Concerns associated with these investments
- China’s State-owned enterprises (SOEs), provincial governments were source of around 50% Chinese investments in India. These have become an important tool in China’s diplomacy. Also, it is difficult to differentiate between private sector and SOEs as many times they are indirectly related.
- These investments (including the private sector investments) are part of China’s “Made in China 2025” plan. This plan is aimed at acquisition of technology. This is evident through investments in Indian technology startups like Paytm by tech giants like Alibaba.
- India’s investment scrutiny mechanism may not be as robust as in developed countries. For instance, as of September 2019, the US, Australia, and Japan were among countries that have blocked Huawei, a private sector giant with close state ties, from their 5G plans. India has not taken a final call, although it has allowed Huawei to participate in initial 5G trials.
- Increasing investment in sensitive sectors such as news services, fin-tech services etc. can be detrimental in the context of privacy of user data and data security. For ex. Byte Dance, which plays key role in censorship in China, has invested $25 million in Indian news aggregator Daily hunt.
Challenges in implementation of the policy
- Impact on funding for start-ups: Funding for unicorns, smaller start-ups may be hit as several investors may get discouraged if asked to go through government route.
- For example, upcoming funding rounds of India’s top start-up unicorns including Paytm, Zomato, Big Basket and Dream11 may get dampened.

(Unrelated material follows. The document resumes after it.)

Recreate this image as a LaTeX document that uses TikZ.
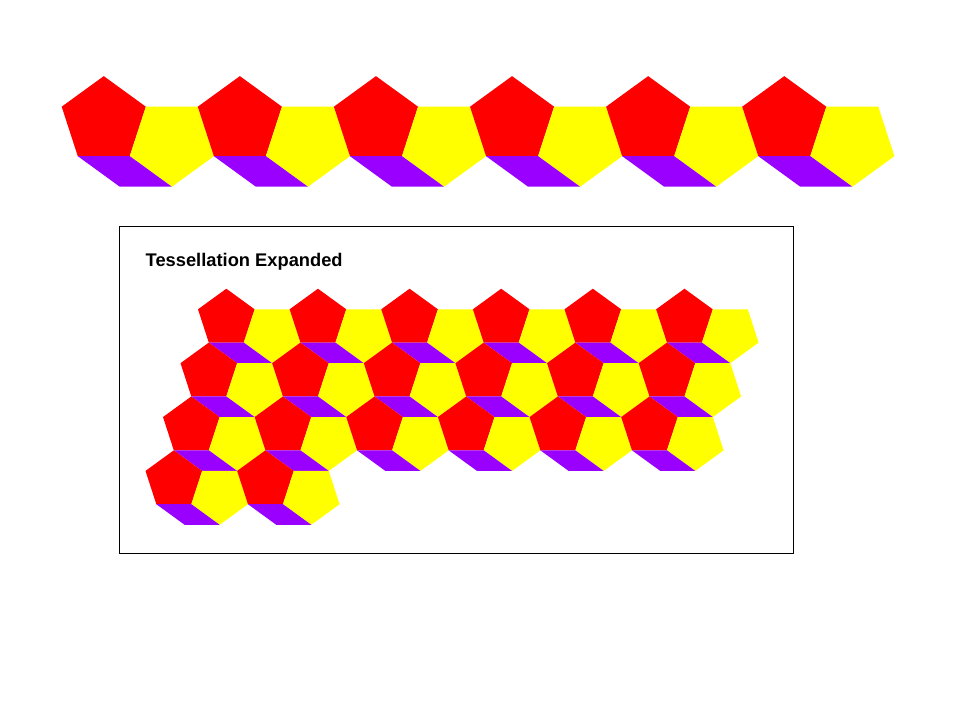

- More clarity needed: Further clarification is required on the reporting mechanism and identification of beneficial ownership structures such as the percentage of holding to ensure full compliance.
- China alleges flouting of norms: China states that the barriers created by the policy for investors from specific countries violate WTO’s principle of non-discrimination. o India’s stand: India has categorically denied China’s allegations regarding its FDI policy.
- India has given following reasoning-
- The revised policy neither restricts market access nor national treatment— the two tenets of global trade-—and is thus not violative of any rules of the WTO.
- On the investment front, the measure does not fall within the Illustrative List of the Agreement on Trade-Related Investment Measures (TRIMS), which details the measures that are inconsistent with the obligation of national treatment.
- Spill over on neighborhood relations: Expansion of restrictions to all land border sharing countries may indirectly affect the FDI from countries such as Myanmar.
- Chinese investment in India has the potential to rebalance an extremely lopsided trading relationship. Although Chinese stakes are increasing in Indian companies, India has also emerged among the key overseas markets for several Chinese companies which can be better leveraged by India’s trade strategy to balance the trading relationship or secure market access for Indian firms in China.
- In the light of this, there is a need to strike a better balance between creating a friendly, open and predictable investment environment on one hand, and safeguarding longer-term considerations of security and privacy on the other.